И каждый хозяин считал своим долгом угостить «сеяльщиков» на славу, чтобы быть с урожаем и здоровьем. «Всяк Еремей про себя разумей: когда сеять, когда жать, когда в скирды метать. Пора пахать наступит, когда гром загремит, лес в листву начнёт одеваться, жаворонки запоют, а лягушки заквакают. А сейчас надевайте, люди, тулупы до пят»,- промолвит зимушка, и, как трудолюбивая хозяйка, начинает землю поплотней снегом   укрывать да морозца добавлять к Рождеству Христову - и опять ждет веселья. Интересно ей послушать всякие шутки-прибаутки,  да на ряженых посмотреть: кто овчиной вверх одежонку вывернул, вроде как медведь отплясывает; кто на мешок из рогожи нашил хвои да надел на себя – вот она, смотрите, живая ёлочка кружится да покалывает навязчивых. А следом бойкая девушка-кошечка в шапочке с ушами и усами, в нарукавничках  да белом передничке. Козёл с подвязанным колокольчиком бодается, разгоняя хохочущих девчонок и мальчишек. Уже и гармонист к ним присоединился, развел тальянку и раздаются задорные девичьи частушки:
На окошке два цветочка голубой да синенький,
Про любовь никто не знает, только я да миленький.
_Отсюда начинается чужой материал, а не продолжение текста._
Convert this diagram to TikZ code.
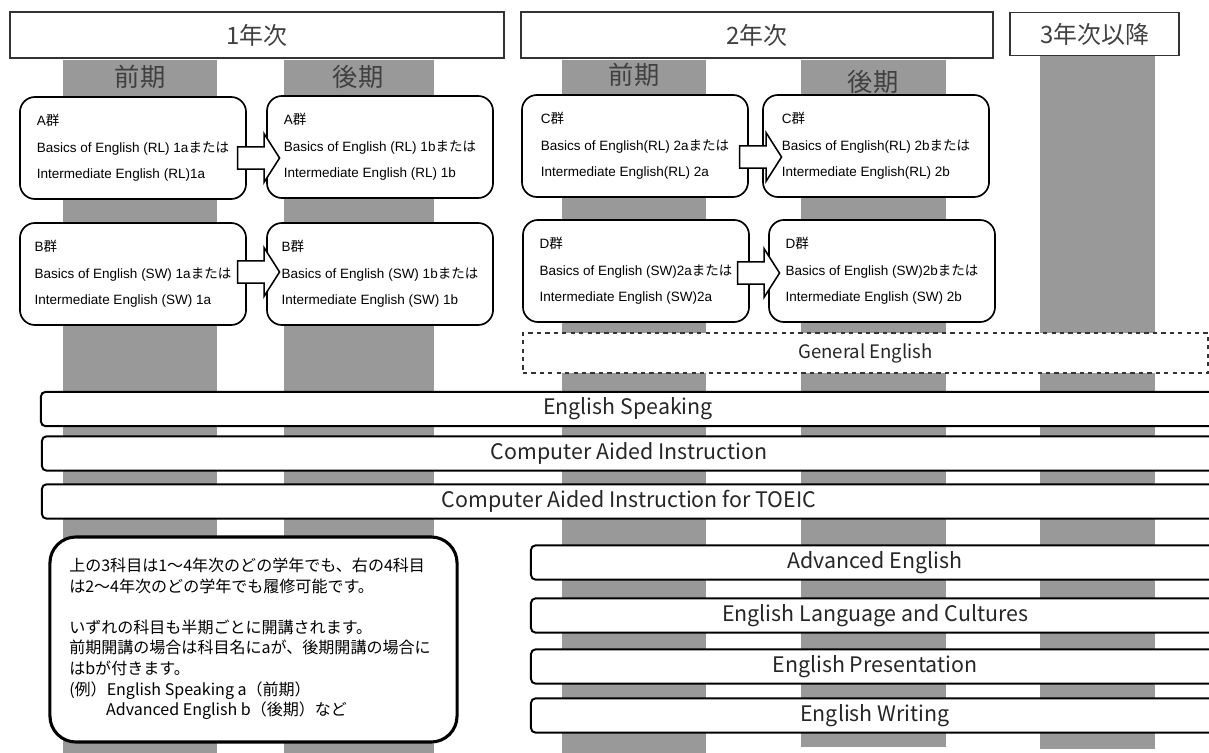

И под скрип снега ведут чувственную линию дальше:
Люблю сани с подрезами, а коня за быстроту,
Люблю милого за ласку, а еще за красоту.
Все с приплясом идут шумной гурьбой вдоль по улице, и для полного восторга бьют кто в деревянные ложки, кто в печную заслонку, кто в сковороду. Народ в процессию добавляется, дорогу преграждают другие ряженые шутники. Вперед грозно выступает бык с рогами да хвостом, бьёт копытом-валенком:
Ой, вы, девки, подождите,
Гармониста не томите,
Чтобы слушалась рука,
Напоите игрока!
Выходит какая-нибудь молодка и с поклоном угощает гармониста рюмочкой водки, подаёт домашнюю колбаску с аппетитной кулебякой. Да тут уж и все пошли друг друга угощать - кто свата, кто кума, кто соседа. Откуда ни возьмись - молодцы -  шапки залихватски набекрень, подъехали, на конях сбруи украшены, под дугами, лентами перевитыми, бубенчики: «Айда, девки, кататься!» Молодёжь быстро расселась, кто на резные со спинкой лёгкие сани, кто в розвальни, и понеслись в поле наперегонки, под смех девчат - только снег из-под копыт. А по деревеньке песня льётся:
Вдоль по улице метелица метет, за метелицей мой миленький идет…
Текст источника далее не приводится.